Managing your symptoms often requires a delicate balance. Small changes to your routine or lifestyle can have major consequences on your health, and when things go off the rails, rest is a necessary part of getting back on track.
But for a lot of chronic illness patients (like me), it’s so hard to rest and recover without feeling lazy and useless. I struggle with this more than I’d like to admit.
Even when I go into a situation where I know I will push myself past my limitations, where rest days are part of the plan, I still find it hard to slow down and allow myself to recover without feeling guilty.
And it’s even more frustrating when the need to rest catches me off guard, especially when I should have seen it coming.
But on difficult days, rest isn’t laziness, it’s medicine.
It’s an important lesson that I’ve had to learn over and over again, and it’s just as challenging this time as it’s been in the past.
Getting back on track:
Before anything else, I need to give myself permission to rest and recover.
It’s going to take time to get back to where I want to be, and that needs to be okay. It’s not the first time I’ve been knocked off course, and it won’t be the last.
Living well with chronic illness doesn’t mean that every day is perfect, or that your symptoms are managed at all times.
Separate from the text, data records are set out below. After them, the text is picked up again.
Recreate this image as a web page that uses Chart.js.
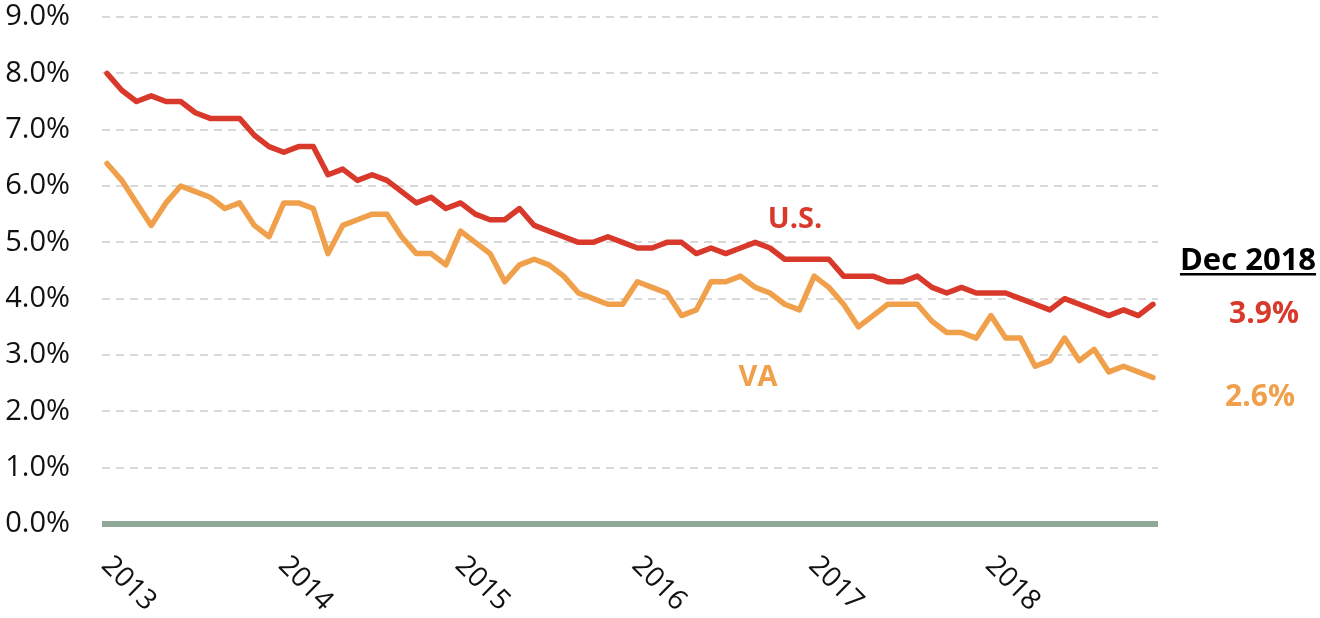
<!DOCTYPE html>
<html>
<head>
<meta charset="utf-8">
<script src="https://cdn.jsdelivr.net/npm/chart.js@4/dist/chart.umd.min.js"></script>
<style>
  html, body { margin: 0; padding: 0; background: #ffffff; }
  #wrap { width: 1320px; height: 618px; position: relative; }
</style>
</head>
<body>
<div id="wrap"><canvas id="c" width="1320" height="618"></canvas></div>
<script>
// ---- data ----
const years = ['2013', '2014', '2015', '2016', '2017', '2018'];
const usRate = [8.0,7.7,7.5,7.6,7.5,7.5,7.3,7.2,7.2,7.2,6.9,6.7,
  6.6,6.7,6.7,6.2,6.3,6.1,6.2,6.1,5.9,5.7,5.8,5.6,
  5.7,5.5,5.4,5.4,5.6,5.3,5.2,5.1,5.0,5.0,5.1,5.0,
  4.9,4.9,5.0,5.0,4.8,4.9,4.8,4.9,5.0,4.9,4.7,4.7,
  4.7,4.7,4.4,4.4,4.4,4.3,4.3,4.4,4.2,4.1,4.2,4.1,
  4.1,4.1,4.0,3.9,3.8,4.0,3.9,3.8,3.7,3.8,3.7,3.9];
const vaRate = [6.4,6.1,5.7,5.3,5.7,6.0,5.9,5.8,5.6,5.7,5.3,5.1,
  5.7,5.7,5.6,4.8,5.3,5.4,5.5,5.5,5.1,4.8,4.8,4.6,
  5.2,5.0,4.8,4.3,4.6,4.7,4.6,4.4,4.1,4.0,3.9,3.9,
  4.3,4.2,4.1,3.7,3.8,4.3,4.3,4.4,4.2,4.1,3.9,3.8,
  4.4,4.2,3.9,3.5,3.7,3.9,3.9,3.9,3.6,3.4,3.4,3.3,
  3.7,3.3,3.3,2.8,2.9,3.3,2.9,3.1,2.7,2.8,2.7,2.6];
const seriesNames = ['U.S.', 'VA'];
const latestLabel = 'Dec 2018';
const yMin = 0, yMax = 9;

const RED = '#d8392b';
const ORANGE = '#f0a04b';
const ZERO = '#8fa898';
const FONT = '"Open Sans", "Noto Sans", sans-serif';

const toPoints = arr => arr.map((v, i) => ({ x: i, y: v }));

const overlay = {
  id: 'overlay',
  beforeDatasetsDraw(chart) {
    const { ctx, chartArea, scales } = chart;
    const y0 = scales.y.getPixelForValue(0);
    ctx.save();
    ctx.fillStyle = ZERO;
    ctx.fillRect(chartArea.left, y0 - 3, chartArea.right - chartArea.left, 6);
    ctx.restore();
  },
  afterDraw(chart) {
    const { ctx, scales } = chart;
    ctx.save();
    // rotated year labels (clockwise)
    ctx.fillStyle = '#111111';
    ctx.font = '28px ' + FONT;
    ctx.textAlign = 'left';
    ctx.textBaseline = 'middle';
    years.forEach((yr, k) => {
      const px = scales.x.getPixelForValue(k * 12);
      ctx.save();
      ctx.translate(px - 1, 561);
      ctx.rotate(Math.PI / 4);
      ctx.fillText(yr, 0, 0);
      ctx.restore();
    });
    // series labels
    ctx.font = 'bold 29px ' + FONT;
    ctx.textAlign = 'center';
    ctx.fillStyle = RED;
    ctx.fillText(seriesNames[0], 795, 220);
    ctx.fillStyle = ORANGE;
    ctx.fillText(seriesNames[1], 758, 378);
    // latest values
    ctx.fillStyle = '#000000';
    ctx.font = 'bold 31px ' + FONT;
    ctx.fillText(latestLabel, 1248, 261);
    const w = ctx.measureText(latestLabel).width;
    ctx.fillRect(1248 - w / 2, 273, w, 2.5);
    ctx.font = 'bold 30px ' + FONT;
    ctx.fillStyle = RED;
    ctx.fillText(usRate[usRate.length - 1].toFixed(1) + '%', 1264, 314);
    ctx.fillStyle = ORANGE;
    ctx.fillText(vaRate[vaRate.length - 1].toFixed(1) + '%', 1260, 397);
    ctx.restore();
  }
};

function build() {
  new Chart(document.getElementById('c'), {
    type: 'line',
    data: {
      datasets: [
        { label: seriesNames[0], data: toPoints(usRate), borderColor: RED, borderWidth: 5.5,
          pointRadius: 0, tension: 0, borderJoinStyle: 'round', borderCapStyle: 'round' },
        { label: seriesNames[1], data: toPoints(vaRate), borderColor: ORANGE, borderWidth: 5.5,
          pointRadius: 0, tension: 0, borderJoinStyle: 'round', borderCapStyle: 'round' }
      ]
    },
    options: {
      responsive: false,
      animation: false,
      events: [],
      layout: { padding: { left: 0, right: 162, top: 17, bottom: 94 } },
      plugins: { legend: { display: false }, tooltip: { enabled: false } },
      scales: {
        x: { type: 'linear', min: -0.34, max: usRate.length - 1 + 0.34, display: false },
        y: {
          min: yMin, max: yMax,
          afterFit(scale) {
            scale.width = 102;
            scale.paddingTop = 0;
            scale.paddingBottom = 0;
          },
          ticks: {
            stepSize: 1,
            padding: 32,
            color: '#111111',
            font: { family: FONT, size: 29, lineHeight: 1 },
            callback: v => Number(v).toFixed(1) + '%'
          },
          grid: {
            drawTicks: false,
            lineWidth: 2,
            color: ctx => (ctx.tick && ctx.tick.value === 0) ? 'rgba(0,0,0,0)' : '#d9d9d9'
          },
          border: { display: false, dash: [8, 6] }
        }
      }
    },
    plugins: [overlay]
  });
}

if (document.fonts && document.fonts.load) {
  Promise.all([
    document.fonts.load('28px "Open Sans"'),
    document.fonts.load('bold 28px "Open Sans"')
  ]).then(build, build);
} else {
  build();
}
</script>
</body>
</html>
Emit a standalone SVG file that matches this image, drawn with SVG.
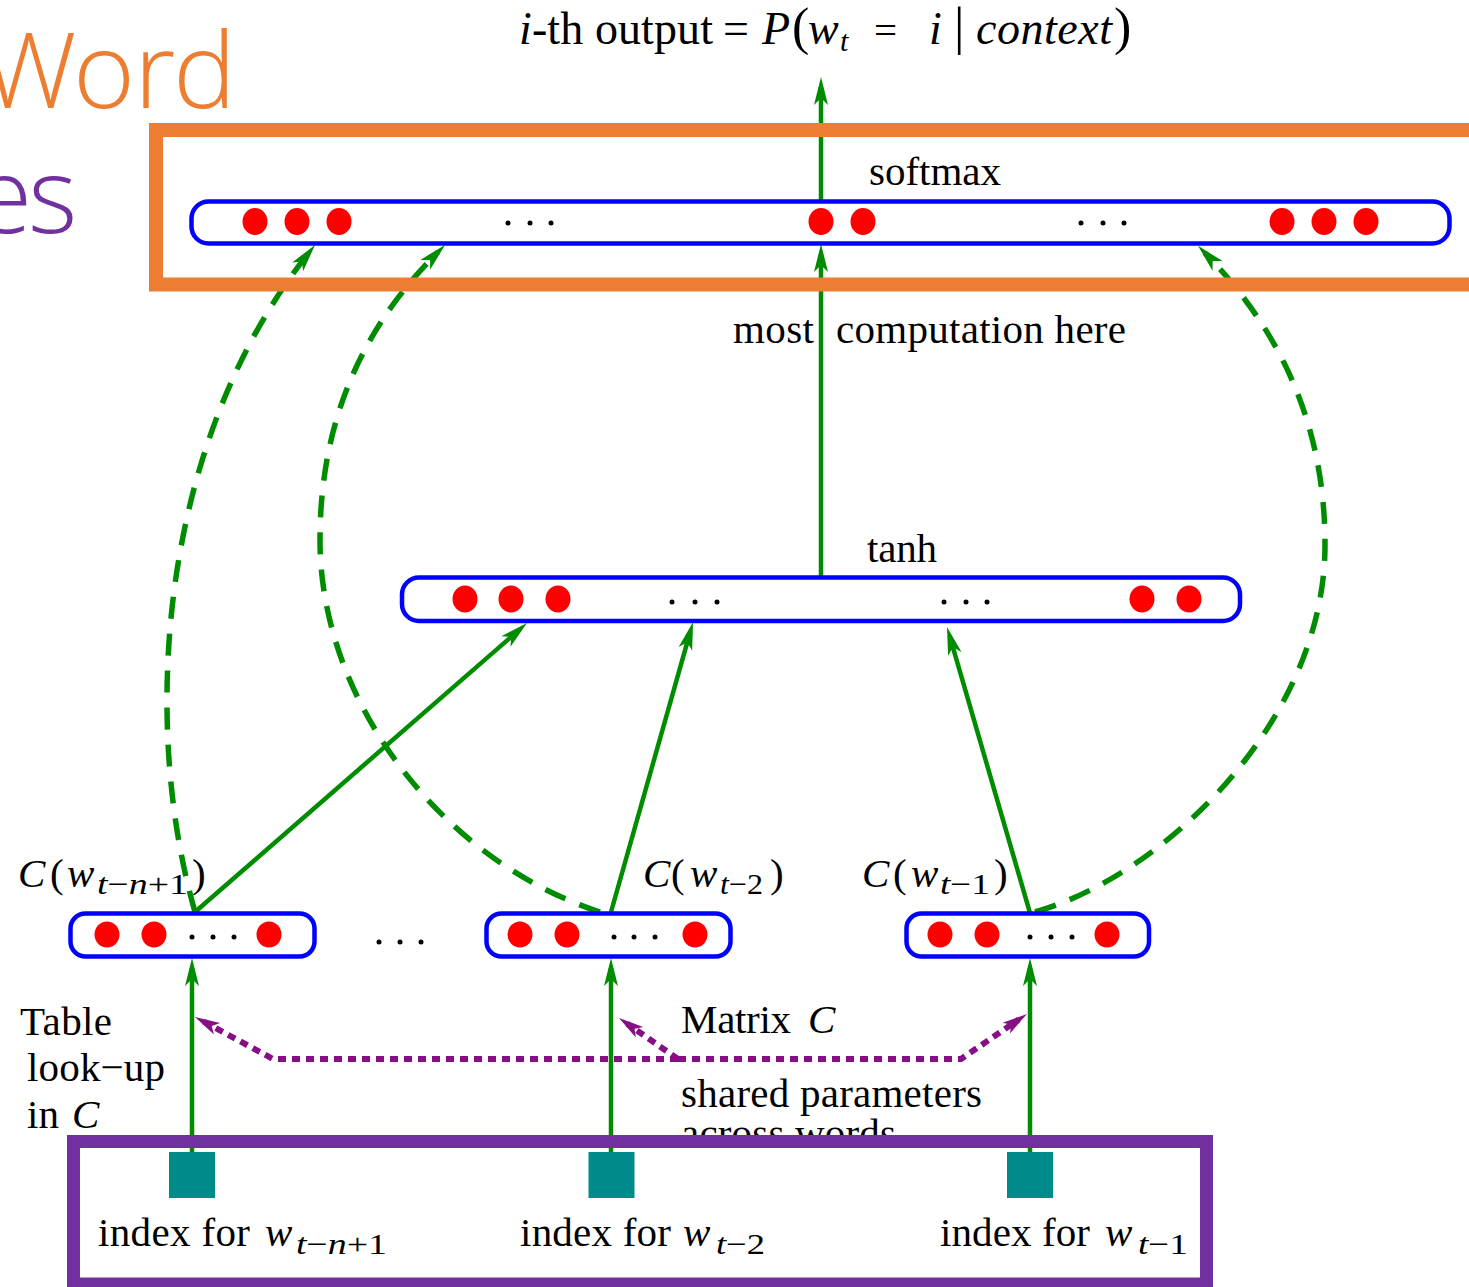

It’s about playing the long game, always making the most of the hand you’ve been dealt, and recognizing that despite your unwanted limitations, you are never actually powerless.
Our power lies in the choices we make. Actor Michael J Fox put it best, “I often say now I don’t have any choice whether or not I have Parkinson’s, but surrounding that non-choice are a million other choices that I can make.”
So, I’m going to start making better choices. I’m going to get back to the healthy habits and routines that have always helped me thrive in the face of Meniere’s disease.
And I’m going to force a new perspective: I don’t have to rest – I have the opportunity to work on myself while I recover.
Rebuilding healthy habits and routines:
Every time I’ve faced adversity, post Meniere’s diagnosis, the decline always starts slowly.
Maybe it’s a couple missed days of exercise or meditation. Or too many early morning appointments where I don’t get enough sleep. Maybe it’s one too many meals with a little bit too much sodium.
Whatever the case, my quality of life usually doesn’t fall apart all at once. But one bad decision, one lapse in discipline, begets the next, until suddenly my health begins to breakdown uncontrollably.
And when the cascade begins, it’s hard to fight back against that kind of downward momentum.
Small changes for the better suddenly feel insignificant and meaningless.
Even when you give it everything you got, it can feel like you’re just going through the motions, that nothing is helping, and it’s all pointless anyways. It’s how I feel today, as I write this post.
When no single choice or action moves the needle very much, it can all seem so hopeless.
But more often than not, it’s these small, seemingly insignificant changes, that start to add up over time and become the foundation of wellness.
It’s a simple idea, but it’s not easy to work on yourself in this way.
In some ways, it feels like I’m starting over. But it’s a choice I’m making – not something that’s happening to me.
I’m getting back on track with my diet and working to remove triggers in a more disciplined manor. I’m exercising again, even though I’m fighting an uphill battle against fatigue. And I’m going to jumpstart my meditation practice, go to bed earlier to make sure I get extra sleep, and focus on reducing stress in as many other ways as I can.
It’s going to take time and a lot of work to start to feel better again, but that’s okay.
Because I’m still standing. I made it to the other side of the craziest year of my life, and there’s only one direction to go from here.